Island School and Hurricane Island Outward Bound partnered this fall to send half of Fall 2015 out on sailing trips during the 8-day expedition rotation.

After 6 hours of hard work, we saw it. Land. It was a momentous occasion of celebration. We did it. We made it! It was so close! Just a little while longer and we would be on land. 6 hours turned into 7. 7 hours turned into 9, snowballing into 14 hours of sailing. It was so close I could feel it, but the day kept dragging on. There was nothing we could do. It was all up to the wind, but it was definitely not in our favor that day. So many words were said with little vigor, “jiving,” “tacking,” “falling off,” “sheets are luffing” “pull the foresail in.” These phrases were all foreign just a few days ago but had been so engrained that it didn’t matter how tired I was. My hands moved in whatever way needed and my body followed. After many nap rotations, snacking sessions, sleep-deprived moments of sass, and bursts of shivering from rogue frigid waves, we arrived.

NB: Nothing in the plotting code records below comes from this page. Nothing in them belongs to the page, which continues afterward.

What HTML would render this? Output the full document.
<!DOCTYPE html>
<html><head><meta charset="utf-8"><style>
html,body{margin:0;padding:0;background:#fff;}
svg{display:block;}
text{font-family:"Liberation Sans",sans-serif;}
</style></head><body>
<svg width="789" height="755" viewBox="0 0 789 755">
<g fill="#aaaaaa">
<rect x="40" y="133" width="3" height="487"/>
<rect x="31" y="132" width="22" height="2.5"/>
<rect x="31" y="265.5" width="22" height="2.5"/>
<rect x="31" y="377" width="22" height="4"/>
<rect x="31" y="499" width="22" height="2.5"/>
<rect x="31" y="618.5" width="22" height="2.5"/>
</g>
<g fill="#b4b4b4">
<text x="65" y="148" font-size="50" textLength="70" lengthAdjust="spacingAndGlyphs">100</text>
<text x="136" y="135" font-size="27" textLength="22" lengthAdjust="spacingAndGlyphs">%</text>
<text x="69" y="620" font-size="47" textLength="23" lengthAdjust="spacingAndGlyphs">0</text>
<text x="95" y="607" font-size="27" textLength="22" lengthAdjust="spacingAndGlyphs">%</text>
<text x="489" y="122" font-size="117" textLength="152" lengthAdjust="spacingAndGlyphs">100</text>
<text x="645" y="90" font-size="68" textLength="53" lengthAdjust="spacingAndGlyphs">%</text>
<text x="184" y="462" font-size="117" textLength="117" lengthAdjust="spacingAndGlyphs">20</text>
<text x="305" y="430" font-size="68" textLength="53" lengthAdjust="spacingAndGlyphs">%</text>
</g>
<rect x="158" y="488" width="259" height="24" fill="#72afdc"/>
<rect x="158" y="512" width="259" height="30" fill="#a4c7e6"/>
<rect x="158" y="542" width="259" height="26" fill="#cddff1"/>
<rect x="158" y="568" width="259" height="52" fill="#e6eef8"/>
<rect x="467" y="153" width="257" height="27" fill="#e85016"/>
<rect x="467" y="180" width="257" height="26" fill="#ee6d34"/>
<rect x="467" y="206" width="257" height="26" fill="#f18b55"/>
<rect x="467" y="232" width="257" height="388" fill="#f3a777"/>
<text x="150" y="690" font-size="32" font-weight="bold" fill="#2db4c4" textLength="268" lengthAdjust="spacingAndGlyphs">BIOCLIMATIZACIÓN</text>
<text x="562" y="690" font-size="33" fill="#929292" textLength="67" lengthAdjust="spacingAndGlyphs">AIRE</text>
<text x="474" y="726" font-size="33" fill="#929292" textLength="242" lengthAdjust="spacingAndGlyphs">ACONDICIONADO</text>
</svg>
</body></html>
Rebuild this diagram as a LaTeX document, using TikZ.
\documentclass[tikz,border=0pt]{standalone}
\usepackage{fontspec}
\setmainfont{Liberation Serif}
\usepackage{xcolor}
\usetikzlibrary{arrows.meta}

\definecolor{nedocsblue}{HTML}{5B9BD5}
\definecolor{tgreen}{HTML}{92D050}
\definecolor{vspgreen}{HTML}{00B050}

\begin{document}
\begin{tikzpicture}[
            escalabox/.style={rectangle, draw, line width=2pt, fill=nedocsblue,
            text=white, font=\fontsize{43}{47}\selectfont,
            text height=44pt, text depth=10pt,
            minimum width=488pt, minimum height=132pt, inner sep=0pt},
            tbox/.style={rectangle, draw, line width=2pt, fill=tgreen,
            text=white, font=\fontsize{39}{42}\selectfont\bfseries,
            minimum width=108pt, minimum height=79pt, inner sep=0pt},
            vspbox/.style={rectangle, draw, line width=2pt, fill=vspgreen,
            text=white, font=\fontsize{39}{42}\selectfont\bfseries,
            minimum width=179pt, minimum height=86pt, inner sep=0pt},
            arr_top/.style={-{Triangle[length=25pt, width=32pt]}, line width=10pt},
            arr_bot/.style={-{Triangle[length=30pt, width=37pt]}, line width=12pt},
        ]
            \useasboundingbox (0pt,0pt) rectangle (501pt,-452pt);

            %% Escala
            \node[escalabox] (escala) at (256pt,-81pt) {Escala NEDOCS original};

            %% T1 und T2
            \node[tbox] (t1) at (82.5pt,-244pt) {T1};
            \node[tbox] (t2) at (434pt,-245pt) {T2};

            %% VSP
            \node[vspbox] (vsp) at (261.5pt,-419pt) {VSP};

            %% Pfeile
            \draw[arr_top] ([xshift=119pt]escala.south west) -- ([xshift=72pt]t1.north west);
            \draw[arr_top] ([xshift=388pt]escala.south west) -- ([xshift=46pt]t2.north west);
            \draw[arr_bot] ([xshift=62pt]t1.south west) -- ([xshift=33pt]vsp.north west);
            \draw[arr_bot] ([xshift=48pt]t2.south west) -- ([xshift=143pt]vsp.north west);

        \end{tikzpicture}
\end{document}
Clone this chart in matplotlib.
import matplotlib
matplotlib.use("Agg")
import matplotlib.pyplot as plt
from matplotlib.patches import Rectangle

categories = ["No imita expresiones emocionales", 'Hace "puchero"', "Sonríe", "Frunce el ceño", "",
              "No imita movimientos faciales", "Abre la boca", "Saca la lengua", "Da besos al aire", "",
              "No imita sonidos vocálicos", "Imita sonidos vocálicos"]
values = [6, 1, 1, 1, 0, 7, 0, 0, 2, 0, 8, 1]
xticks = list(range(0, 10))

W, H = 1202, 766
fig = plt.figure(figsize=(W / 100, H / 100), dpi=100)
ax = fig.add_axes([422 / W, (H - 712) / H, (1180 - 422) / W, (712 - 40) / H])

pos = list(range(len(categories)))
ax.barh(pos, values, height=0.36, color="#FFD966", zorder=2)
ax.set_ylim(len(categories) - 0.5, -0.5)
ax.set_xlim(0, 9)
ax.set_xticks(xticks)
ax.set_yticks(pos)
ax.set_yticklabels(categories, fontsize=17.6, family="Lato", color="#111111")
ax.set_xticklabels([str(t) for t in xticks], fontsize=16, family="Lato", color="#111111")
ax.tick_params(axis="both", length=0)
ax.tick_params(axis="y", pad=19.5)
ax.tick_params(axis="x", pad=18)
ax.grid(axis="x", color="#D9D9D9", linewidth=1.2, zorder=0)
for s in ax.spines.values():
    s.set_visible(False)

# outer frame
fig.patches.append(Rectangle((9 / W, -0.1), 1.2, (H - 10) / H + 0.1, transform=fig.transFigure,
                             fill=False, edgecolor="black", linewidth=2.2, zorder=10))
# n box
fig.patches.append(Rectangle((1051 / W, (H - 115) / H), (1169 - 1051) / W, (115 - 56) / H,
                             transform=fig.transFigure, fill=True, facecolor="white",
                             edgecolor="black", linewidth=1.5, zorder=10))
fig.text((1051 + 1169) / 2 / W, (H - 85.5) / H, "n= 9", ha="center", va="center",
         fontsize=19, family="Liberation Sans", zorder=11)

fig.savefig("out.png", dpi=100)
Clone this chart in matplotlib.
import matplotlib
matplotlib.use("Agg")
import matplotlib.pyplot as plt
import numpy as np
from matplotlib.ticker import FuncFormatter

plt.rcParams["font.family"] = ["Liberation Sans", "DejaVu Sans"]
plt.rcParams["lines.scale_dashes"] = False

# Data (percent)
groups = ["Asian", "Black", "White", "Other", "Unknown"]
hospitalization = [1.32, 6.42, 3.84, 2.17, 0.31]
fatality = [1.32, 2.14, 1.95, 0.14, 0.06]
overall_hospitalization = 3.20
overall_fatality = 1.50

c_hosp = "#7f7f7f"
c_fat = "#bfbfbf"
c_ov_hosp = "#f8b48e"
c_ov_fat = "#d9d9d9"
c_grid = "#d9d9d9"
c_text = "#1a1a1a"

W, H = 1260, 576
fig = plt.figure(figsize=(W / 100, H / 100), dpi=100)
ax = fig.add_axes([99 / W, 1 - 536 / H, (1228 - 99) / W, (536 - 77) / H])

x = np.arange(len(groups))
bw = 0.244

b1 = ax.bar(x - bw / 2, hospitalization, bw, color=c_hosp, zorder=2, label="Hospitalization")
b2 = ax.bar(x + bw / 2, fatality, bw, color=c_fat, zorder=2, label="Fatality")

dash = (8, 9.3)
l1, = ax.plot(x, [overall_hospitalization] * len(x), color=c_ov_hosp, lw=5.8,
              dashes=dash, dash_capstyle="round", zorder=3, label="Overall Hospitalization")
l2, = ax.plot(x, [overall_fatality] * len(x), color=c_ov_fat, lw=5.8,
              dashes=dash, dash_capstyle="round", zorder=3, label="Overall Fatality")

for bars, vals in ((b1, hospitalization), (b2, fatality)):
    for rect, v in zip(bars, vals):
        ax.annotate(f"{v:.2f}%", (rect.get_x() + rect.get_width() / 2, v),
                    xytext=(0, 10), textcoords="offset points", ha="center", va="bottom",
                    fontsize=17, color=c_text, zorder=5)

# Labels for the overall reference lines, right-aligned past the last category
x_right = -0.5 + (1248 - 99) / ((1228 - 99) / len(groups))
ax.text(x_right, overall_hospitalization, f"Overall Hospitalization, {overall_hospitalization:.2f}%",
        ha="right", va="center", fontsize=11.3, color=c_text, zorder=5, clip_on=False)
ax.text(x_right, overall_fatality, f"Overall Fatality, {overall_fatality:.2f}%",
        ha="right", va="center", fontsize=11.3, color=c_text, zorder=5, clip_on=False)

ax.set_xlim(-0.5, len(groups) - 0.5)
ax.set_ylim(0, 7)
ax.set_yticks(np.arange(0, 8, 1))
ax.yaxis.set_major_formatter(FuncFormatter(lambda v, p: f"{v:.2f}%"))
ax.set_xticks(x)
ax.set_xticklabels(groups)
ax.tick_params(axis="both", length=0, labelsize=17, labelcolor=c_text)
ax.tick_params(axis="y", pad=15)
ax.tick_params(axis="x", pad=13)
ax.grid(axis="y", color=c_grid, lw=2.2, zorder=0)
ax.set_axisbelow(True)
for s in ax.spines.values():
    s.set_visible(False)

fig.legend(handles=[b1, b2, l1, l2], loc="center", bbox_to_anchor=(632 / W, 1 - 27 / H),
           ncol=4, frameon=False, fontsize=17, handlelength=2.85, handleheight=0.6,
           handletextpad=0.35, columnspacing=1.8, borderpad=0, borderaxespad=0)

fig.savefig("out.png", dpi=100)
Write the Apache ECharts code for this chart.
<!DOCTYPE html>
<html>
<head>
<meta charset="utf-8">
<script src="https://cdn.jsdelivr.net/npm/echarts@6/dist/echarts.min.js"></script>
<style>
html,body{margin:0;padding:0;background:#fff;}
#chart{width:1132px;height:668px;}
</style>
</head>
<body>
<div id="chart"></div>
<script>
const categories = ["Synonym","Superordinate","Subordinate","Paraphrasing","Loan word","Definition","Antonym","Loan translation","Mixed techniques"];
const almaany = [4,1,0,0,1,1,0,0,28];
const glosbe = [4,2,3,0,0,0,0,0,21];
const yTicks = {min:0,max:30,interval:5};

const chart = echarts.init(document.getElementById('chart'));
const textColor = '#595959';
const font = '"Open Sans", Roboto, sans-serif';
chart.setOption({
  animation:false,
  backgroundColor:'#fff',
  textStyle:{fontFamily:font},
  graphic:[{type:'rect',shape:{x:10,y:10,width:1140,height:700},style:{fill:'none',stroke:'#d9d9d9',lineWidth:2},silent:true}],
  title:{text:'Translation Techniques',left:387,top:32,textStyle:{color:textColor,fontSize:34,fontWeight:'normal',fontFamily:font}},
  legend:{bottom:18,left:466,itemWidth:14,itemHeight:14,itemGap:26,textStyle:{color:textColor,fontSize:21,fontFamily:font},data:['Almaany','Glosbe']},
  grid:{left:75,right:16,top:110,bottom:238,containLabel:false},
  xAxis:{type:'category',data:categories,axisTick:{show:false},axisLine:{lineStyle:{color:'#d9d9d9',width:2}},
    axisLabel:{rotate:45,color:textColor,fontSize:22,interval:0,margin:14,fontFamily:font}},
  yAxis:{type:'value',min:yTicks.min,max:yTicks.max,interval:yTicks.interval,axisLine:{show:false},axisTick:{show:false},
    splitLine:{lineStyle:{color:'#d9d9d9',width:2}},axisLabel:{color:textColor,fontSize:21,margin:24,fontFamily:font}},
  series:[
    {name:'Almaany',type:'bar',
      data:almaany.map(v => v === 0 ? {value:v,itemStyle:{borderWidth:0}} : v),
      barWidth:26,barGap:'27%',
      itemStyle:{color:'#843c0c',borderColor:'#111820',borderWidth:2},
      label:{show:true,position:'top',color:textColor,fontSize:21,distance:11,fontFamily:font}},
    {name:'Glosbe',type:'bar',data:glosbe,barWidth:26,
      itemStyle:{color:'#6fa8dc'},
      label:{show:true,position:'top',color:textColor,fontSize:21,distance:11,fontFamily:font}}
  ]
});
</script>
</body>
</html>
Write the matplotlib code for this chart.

The land that we were approaching was not near my bed, but rather an empty beach where we would embark on our long-anticipated solo. After being on a boat for several days with a similar group of people, humans and boats were the last thing I wanted to see, or so I thought. As soon as I stepped off the boat into the known land, I wanted to return. The ocean had engulfed me. The open waters, the unknown, the freedom of the openness called my name. Sailing after solo was like taking a breath of air. Sailing with these people and the open ocean had become my joy. I had never been on a boat for more than a few hours before, but after these couple of days, it was all I could think about. Even though I have returned to land for the time being to explore the island, the ocean will always call me, and soon I will answer.